AVAILABLE DATA:

•••

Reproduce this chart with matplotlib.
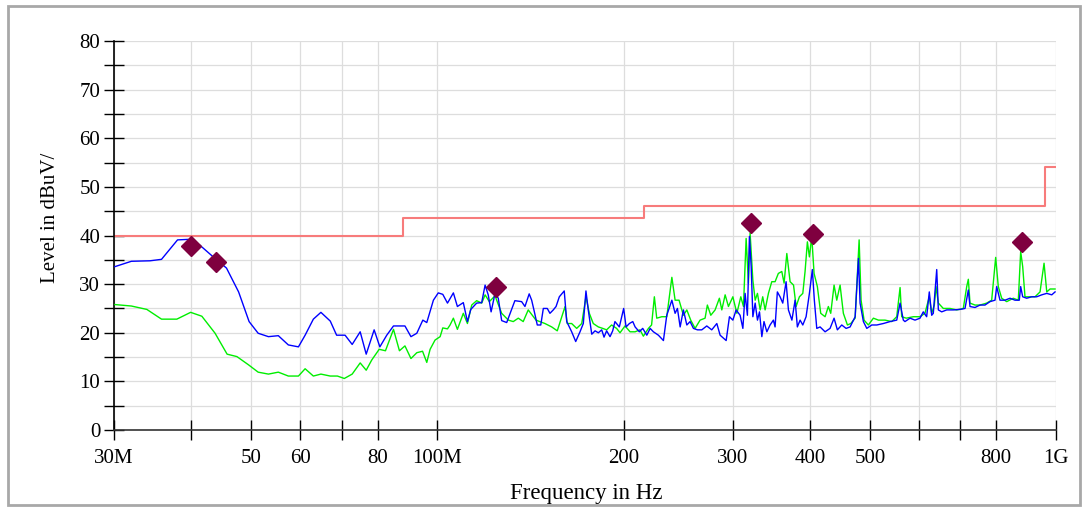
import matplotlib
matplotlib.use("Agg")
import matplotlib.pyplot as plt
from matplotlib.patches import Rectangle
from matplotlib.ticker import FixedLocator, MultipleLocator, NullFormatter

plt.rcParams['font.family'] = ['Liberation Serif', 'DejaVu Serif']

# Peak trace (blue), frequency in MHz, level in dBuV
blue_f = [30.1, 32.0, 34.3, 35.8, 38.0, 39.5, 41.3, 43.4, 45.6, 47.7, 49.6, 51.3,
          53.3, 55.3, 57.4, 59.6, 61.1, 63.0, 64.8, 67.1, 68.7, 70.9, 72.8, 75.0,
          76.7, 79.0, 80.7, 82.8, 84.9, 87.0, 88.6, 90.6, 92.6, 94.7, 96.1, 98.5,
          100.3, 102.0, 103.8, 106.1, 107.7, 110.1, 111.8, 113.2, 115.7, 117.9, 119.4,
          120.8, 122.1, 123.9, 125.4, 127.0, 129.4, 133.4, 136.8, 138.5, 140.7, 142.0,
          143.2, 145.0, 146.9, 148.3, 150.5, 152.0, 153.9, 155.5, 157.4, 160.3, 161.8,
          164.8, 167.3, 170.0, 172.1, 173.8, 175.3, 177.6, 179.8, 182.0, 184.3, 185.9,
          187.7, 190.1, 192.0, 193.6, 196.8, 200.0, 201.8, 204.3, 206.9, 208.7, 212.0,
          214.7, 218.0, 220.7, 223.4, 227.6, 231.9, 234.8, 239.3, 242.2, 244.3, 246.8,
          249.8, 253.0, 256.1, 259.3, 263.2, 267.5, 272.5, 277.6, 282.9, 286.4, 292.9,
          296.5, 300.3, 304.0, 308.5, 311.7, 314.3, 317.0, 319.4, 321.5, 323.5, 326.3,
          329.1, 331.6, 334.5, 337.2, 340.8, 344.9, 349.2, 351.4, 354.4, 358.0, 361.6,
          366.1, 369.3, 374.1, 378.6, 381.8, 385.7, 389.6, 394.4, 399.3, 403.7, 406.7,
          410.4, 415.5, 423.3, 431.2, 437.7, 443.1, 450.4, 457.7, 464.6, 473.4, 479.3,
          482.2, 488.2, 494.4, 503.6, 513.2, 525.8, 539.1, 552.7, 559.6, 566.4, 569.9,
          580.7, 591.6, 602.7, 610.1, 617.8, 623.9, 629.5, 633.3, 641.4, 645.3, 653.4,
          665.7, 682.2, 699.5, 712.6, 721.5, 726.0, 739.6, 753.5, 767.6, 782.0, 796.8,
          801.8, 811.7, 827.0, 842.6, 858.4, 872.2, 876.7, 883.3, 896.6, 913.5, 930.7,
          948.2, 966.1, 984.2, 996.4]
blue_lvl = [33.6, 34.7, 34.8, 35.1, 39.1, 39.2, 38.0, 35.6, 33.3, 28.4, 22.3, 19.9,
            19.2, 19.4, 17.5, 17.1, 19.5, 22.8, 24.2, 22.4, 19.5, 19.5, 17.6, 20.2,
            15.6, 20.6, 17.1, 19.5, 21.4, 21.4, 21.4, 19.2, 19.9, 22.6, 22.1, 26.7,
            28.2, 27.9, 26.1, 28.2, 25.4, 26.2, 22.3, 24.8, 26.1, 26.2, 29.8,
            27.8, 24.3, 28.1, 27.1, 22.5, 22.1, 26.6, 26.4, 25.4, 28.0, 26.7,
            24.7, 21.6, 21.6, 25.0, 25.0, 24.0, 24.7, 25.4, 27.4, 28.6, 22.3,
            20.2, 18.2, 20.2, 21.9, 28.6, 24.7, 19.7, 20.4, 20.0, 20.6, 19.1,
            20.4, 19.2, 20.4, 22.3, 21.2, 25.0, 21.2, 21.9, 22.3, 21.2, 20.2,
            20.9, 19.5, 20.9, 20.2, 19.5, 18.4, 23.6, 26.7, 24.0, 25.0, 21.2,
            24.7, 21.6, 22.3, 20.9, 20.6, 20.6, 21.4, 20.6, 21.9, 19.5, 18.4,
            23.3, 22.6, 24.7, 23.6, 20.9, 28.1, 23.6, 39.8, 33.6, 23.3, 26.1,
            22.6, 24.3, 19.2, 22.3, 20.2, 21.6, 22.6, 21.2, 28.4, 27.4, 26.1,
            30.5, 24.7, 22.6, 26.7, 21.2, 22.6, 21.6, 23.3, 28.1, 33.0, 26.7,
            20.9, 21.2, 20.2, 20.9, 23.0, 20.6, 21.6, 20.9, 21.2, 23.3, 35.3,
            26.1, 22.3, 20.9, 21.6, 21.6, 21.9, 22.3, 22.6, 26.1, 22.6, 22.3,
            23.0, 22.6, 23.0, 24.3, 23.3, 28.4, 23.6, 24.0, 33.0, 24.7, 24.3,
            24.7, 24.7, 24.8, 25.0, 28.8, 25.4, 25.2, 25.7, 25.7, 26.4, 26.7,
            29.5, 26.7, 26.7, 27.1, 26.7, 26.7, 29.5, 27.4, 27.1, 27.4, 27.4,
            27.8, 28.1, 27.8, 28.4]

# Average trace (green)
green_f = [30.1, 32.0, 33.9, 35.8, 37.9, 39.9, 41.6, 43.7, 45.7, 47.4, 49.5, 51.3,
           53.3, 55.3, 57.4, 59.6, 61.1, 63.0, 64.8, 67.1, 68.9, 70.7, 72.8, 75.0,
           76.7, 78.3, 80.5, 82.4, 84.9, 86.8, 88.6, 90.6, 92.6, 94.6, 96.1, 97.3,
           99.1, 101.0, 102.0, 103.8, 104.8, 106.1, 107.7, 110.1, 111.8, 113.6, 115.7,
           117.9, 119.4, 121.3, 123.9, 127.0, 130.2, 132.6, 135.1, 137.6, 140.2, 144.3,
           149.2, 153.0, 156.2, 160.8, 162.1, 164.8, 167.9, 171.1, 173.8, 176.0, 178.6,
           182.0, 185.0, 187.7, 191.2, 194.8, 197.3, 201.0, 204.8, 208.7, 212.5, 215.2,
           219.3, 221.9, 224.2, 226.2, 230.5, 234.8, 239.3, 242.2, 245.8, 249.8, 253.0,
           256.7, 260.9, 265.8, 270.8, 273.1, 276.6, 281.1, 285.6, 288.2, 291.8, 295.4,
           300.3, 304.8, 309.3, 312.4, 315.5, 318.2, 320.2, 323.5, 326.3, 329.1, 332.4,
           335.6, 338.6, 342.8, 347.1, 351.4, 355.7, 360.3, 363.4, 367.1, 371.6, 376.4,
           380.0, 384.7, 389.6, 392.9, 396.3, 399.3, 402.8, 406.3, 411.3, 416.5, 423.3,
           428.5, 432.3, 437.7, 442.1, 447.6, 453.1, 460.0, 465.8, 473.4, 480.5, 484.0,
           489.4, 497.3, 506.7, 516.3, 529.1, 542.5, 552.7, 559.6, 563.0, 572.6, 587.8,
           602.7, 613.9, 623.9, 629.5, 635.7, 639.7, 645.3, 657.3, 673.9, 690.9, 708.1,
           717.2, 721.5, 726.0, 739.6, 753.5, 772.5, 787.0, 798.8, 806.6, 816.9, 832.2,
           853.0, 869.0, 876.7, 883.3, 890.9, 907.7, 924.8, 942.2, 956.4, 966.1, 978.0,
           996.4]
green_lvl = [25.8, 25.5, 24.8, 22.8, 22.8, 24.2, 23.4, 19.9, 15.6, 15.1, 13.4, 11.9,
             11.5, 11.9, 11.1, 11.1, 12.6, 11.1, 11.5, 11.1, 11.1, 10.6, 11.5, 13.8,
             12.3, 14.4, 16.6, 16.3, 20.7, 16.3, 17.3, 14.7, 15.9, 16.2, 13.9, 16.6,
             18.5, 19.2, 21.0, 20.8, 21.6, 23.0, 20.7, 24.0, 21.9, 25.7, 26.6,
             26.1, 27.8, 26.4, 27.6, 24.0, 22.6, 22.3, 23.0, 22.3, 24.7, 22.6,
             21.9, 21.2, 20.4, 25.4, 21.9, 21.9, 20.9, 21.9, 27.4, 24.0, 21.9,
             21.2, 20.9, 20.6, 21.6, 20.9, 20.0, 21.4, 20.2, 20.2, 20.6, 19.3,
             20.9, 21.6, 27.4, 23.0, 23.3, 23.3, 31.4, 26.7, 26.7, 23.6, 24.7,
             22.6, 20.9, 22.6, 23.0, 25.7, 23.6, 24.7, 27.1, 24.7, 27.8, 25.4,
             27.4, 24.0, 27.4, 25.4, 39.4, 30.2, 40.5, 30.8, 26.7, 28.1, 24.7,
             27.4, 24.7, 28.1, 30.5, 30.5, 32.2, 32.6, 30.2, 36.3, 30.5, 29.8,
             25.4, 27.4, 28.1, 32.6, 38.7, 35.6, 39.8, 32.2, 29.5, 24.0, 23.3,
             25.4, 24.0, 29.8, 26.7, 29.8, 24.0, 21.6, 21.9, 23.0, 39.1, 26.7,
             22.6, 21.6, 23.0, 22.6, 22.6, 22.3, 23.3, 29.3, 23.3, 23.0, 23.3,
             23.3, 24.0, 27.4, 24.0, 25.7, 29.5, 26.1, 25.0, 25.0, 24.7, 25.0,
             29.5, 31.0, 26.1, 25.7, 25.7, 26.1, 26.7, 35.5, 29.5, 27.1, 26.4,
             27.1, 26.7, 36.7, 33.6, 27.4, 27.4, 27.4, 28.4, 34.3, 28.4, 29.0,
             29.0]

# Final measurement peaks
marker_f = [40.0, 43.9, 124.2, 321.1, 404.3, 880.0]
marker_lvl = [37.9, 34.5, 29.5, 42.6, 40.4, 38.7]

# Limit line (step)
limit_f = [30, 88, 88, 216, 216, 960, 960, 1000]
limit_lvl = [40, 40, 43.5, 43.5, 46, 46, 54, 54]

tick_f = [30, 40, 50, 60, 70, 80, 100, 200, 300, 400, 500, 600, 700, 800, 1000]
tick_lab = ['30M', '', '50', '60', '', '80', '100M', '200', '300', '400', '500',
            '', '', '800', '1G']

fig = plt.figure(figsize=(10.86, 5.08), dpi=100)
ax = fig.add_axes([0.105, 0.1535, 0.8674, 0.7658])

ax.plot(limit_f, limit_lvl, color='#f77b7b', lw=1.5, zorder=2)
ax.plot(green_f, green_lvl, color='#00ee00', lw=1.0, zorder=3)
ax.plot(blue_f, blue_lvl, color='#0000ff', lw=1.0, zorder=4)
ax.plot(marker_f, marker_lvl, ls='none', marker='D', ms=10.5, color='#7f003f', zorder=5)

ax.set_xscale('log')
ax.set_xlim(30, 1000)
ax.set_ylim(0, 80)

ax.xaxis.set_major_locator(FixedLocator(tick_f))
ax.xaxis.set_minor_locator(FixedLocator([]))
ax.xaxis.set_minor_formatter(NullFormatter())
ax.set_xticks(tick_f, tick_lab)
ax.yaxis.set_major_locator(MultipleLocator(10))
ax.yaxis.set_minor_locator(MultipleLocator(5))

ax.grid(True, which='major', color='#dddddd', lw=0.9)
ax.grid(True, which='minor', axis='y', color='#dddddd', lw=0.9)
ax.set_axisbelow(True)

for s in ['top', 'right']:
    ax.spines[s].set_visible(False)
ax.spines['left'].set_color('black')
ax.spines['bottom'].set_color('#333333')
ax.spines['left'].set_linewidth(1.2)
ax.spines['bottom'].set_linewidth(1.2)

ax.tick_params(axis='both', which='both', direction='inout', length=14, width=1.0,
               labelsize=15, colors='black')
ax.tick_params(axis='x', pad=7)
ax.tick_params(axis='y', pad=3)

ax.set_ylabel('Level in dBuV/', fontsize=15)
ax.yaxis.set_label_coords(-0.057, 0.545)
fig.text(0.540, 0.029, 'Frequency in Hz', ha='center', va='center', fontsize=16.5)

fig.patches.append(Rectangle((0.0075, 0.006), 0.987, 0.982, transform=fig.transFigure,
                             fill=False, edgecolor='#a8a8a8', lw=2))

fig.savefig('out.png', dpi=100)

•••

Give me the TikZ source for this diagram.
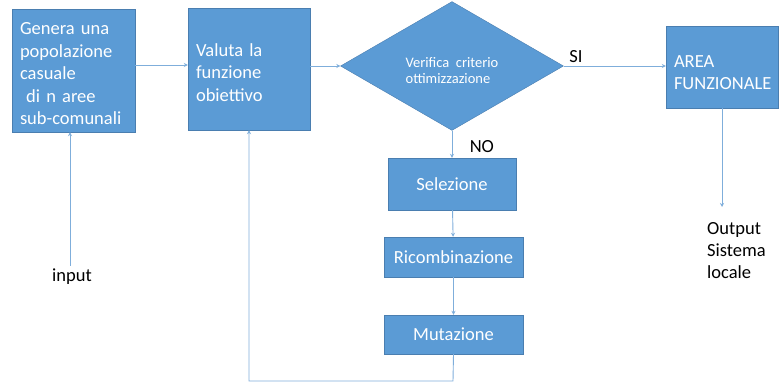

•••

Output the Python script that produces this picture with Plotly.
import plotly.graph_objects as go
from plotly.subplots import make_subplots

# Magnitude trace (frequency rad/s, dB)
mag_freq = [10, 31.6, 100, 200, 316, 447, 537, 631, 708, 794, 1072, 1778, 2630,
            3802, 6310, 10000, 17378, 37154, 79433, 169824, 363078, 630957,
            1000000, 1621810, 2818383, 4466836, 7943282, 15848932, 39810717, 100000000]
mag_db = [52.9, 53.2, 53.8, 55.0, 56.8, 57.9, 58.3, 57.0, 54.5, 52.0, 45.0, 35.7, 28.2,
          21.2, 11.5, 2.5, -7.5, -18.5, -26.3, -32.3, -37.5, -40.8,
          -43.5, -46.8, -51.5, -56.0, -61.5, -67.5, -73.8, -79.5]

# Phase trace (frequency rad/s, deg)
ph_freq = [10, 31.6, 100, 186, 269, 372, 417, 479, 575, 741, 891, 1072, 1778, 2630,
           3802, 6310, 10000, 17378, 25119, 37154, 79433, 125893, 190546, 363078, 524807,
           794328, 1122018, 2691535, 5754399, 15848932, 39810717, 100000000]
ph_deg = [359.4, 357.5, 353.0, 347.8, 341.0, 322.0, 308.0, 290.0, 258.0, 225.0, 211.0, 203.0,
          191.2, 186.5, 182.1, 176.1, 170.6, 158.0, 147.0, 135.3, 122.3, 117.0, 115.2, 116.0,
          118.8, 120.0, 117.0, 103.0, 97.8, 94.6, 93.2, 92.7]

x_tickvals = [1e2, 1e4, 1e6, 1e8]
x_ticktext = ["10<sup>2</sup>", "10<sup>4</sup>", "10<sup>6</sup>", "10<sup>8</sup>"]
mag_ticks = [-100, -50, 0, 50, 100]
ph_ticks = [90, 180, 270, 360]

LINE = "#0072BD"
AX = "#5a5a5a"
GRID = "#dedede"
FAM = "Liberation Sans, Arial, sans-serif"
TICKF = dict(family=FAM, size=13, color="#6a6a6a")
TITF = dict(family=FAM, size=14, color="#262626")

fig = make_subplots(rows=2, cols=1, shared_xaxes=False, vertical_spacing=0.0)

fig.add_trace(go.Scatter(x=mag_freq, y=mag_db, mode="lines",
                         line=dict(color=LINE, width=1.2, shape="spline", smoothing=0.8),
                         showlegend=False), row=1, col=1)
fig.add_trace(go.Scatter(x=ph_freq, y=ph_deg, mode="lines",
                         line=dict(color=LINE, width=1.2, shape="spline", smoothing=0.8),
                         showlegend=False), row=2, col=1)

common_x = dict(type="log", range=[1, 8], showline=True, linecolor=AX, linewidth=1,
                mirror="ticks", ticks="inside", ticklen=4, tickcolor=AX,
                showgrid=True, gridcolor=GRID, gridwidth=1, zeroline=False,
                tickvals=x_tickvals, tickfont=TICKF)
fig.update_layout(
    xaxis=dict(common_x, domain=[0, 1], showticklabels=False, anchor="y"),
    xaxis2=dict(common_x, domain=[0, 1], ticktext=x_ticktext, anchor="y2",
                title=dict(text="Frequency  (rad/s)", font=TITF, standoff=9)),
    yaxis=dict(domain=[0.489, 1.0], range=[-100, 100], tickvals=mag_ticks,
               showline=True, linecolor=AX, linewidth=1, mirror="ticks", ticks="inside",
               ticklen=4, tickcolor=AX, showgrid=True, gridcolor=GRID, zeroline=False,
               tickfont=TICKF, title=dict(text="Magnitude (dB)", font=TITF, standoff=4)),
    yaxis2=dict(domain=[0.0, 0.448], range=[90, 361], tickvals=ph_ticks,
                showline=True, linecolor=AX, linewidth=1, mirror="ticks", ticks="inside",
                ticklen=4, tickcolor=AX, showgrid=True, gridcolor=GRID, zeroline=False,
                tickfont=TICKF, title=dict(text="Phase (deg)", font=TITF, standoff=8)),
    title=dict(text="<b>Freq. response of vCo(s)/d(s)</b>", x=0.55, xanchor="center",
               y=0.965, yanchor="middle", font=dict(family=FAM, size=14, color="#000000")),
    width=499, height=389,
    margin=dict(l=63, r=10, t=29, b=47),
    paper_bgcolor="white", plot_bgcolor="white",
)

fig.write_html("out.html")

•••

DIRECTION:
Start at the line above containing "Reproduce this chart with matplotlib." and stop at the line containing "plt.rcParams['font.family'] = ['Liberation": print those lines and everything between them exactly, but not the pictures.

SOLUTION FOR THIS EXERCISE:
Reproduce this chart with matplotlib.
import matplotlib
matplotlib.use("Agg")
import matplotlib.pyplot as plt
from matplotlib.patches import Rectangle
from matplotlib.ticker import FixedLocator, MultipleLocator, NullFormatter

plt.rcParams['font.family'] = ['Liberation Serif', 'DejaVu Serif']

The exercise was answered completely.